The Department of Integration has said that while the stadium "is not ideal", it is being used while alternative accommodation is found as soon as possible.

The asylum seekers will be accommodated in large function rooms while local club matches will continue at the venue.

Yesterday, the Irish Examiner reported that a group of up to 80 people seeking international protection in Ireland arrived at the stadium on Tuesday and will be accommodated there for the next four weeks.

In a statement, the department confirmed the temporary accommodation arrangement saying "while it is not ideal for arrivals to stay here, this is being used as a temporary measure while the Government works to find alternative accommodation without delay.

"The provider and facilities manager are doing all they can to make people comfortable.
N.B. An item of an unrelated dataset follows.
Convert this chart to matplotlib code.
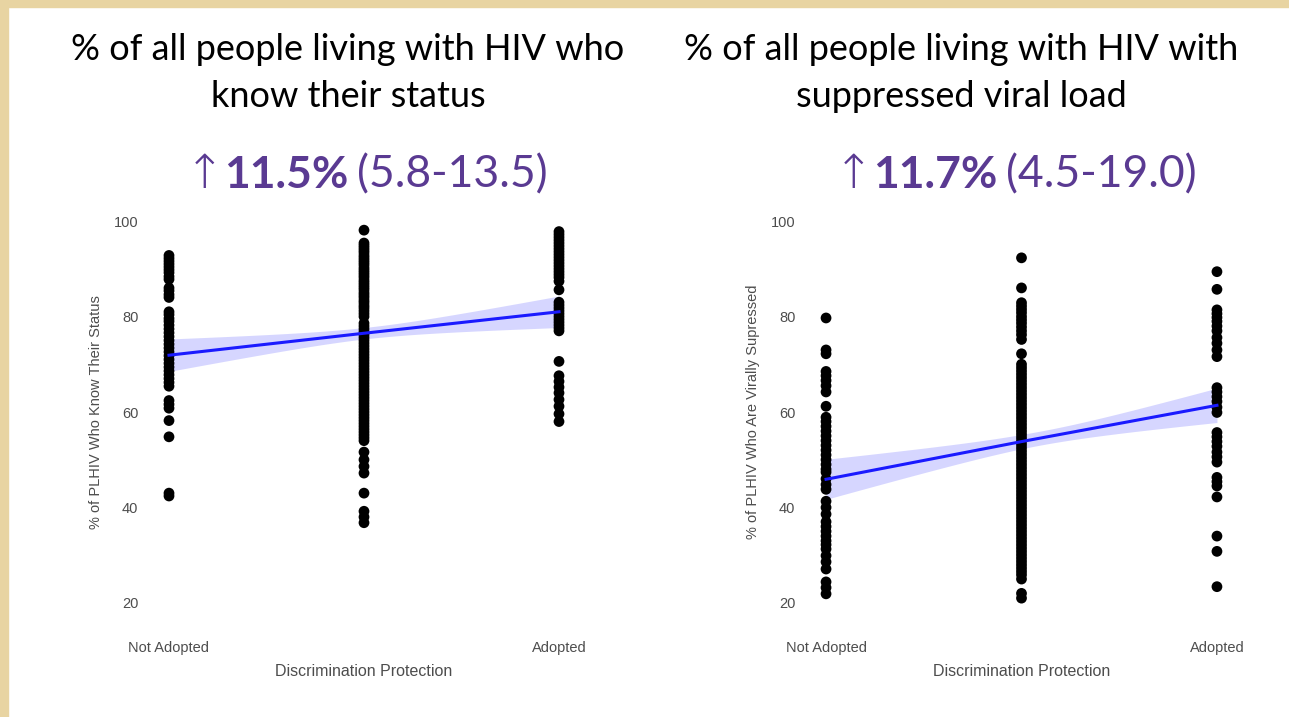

The State continues to try to source new accommodation and to extend accommodation currently in place where possible."

The department said "no displaced persons fleeing Ukraine" are being accommodated at the stadium.

Cork GAA Secretary Kevin O'Donovan said the use of Páirc Uí Chaoimh was requested by the Department of Children, Equality, Disability, Integration and Youth as a "short-term emergency accomodation for International Protection applicants".

Accommodation and facilities, overseen by a management company, are being provided at the 'Blackrock corner' of the stadium in a space previously used by the HSE as a Covid-19 vaccination clinic.

The facilities, he said, are being provided on a 'pro-bono' rental basis for a period of four weeks from last Tuesday, until Friday 23 September next and Cork GAA "look forward to positive engagement with all involved".

Almost 5,000 people have applied for asylum in Ireland in the first five months of 2022. The figures do not include the estimated 44,000 Ukrainian refugees who have arrived here having fled the war in Ukraine.

The Chief Executive of NASC the migrant and refugee rights centre has described the accommodation of asylum seekers at Páirc Uí Chaoimh as a "very worrying development".

"I think it's a very worrying development that the State has had to turn to sporting bodies and to community organisations to accommodate International Protection applicants and Ukrainian Temporary Protection beneficiaries," Fiona Hurley told RTÉ’s Drivetime programme.

"We fully understand that the Department of Children has been under enormous pressure for the last six months, but we do have to ask why we're resorting to this kind of quite unsuitable accommodation."